1. Define the system and variables:

   • Length of the rope: $l$
   • Applied force: $F$ at one end (let's assume the front end, $x=l$).
   • Distance $x$ is measured from the rear end ($x=0$).
   • Mass per unit length (linear density) of the rope: $\lambda(x)$.
   • The rope is on a frictionless horizontal floor.
   • Since the rope is pulled by a force $F$, it will accelerate. Let the acceleration of the entire rope be $a$. Since it's a rigid body (or in this context, an inextensible rope), all parts of the rope move with the same acceleration $a$.

2. Interpret the graph and tensile force:

   • The graph shows $T(0) = 0$ and $T(l) = F$.
   • $T(x)$ is the tensile force at a distance $x$ from the rear end. This force is responsible for accelerating the segment of the rope from $0$ to $x$.
   • Let $m(x)$ be the mass of the rope segment from $0$ to $x$.
   • $m(x) = \int_0^x \lambda(x') dx'$.

3. Apply Newton's Second Law:

   • The net force on the segment of the rope from $0$ to $x$ is $T(x)$.
   • According to Newton's second law, $T(x) = m(x) \cdot a$.
   • Substituting $m(x)$: $T(x) = a \int_0^x \lambda(x') dx'$

4. Relate tensile force to density:

   • To find $\lambda(x)$, we differentiate $T(x)$ with respect to $x$. Using the Fundamental Theorem of Calculus: $\frac{dT}{dx} = a \frac{d}{dx} \left(\int_0^x \lambda(x') dx'\right) = a \lambda(x)$
   • So, the slope of the $T$ vs $x$ graph, $\frac{dT}{dx}$, is directly proportional to the linear density $\lambda(x)$, with the constant of proportionality being the acceleration $a$.

5. Analyze the graph's slope:

   • Observe the shape of the given $T$ vs $x$ graph. The curve is concave down.
   • This means that the slope $\frac{dT}{dx}$ is decreasing as $x$ increases. Visually, the tangent to the curve is steepest near $x=0$ and becomes flatter as $x$ approaches $l$.

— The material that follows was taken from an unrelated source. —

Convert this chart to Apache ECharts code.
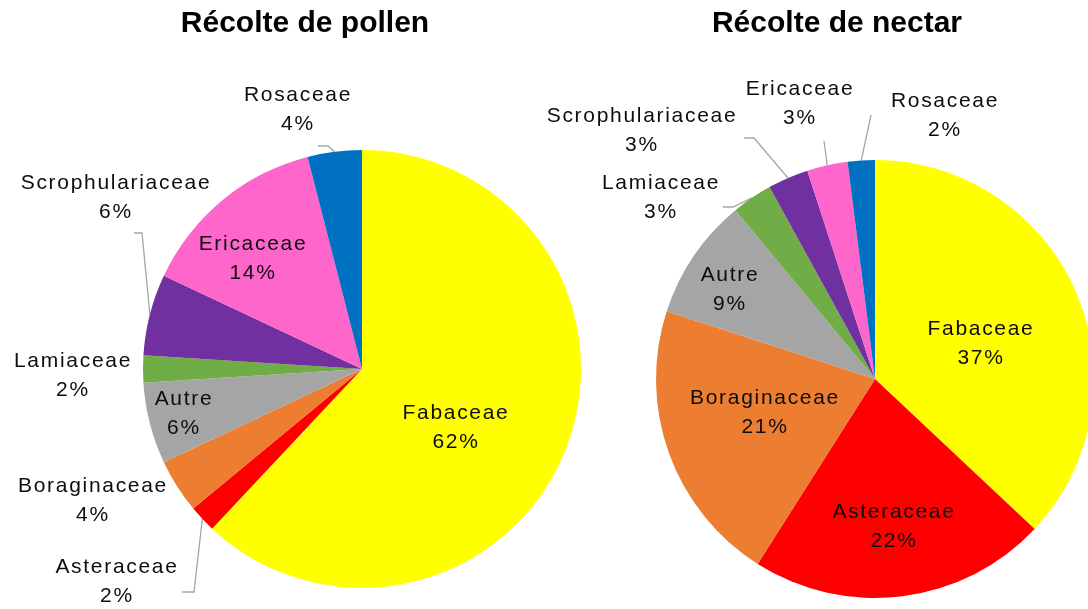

6. Conclude about density:

   • Since $\frac{dT}{dx} = a \lambda(x)$ and $a$ is a positive constant (the rope is accelerating), if $\frac{dT}{dx}$ decreases as $x$ increases, then $\lambda(x)$ must also decrease as $x$ increases.

Therefore, the density of the rope decreases with distance $x$ from the rear end.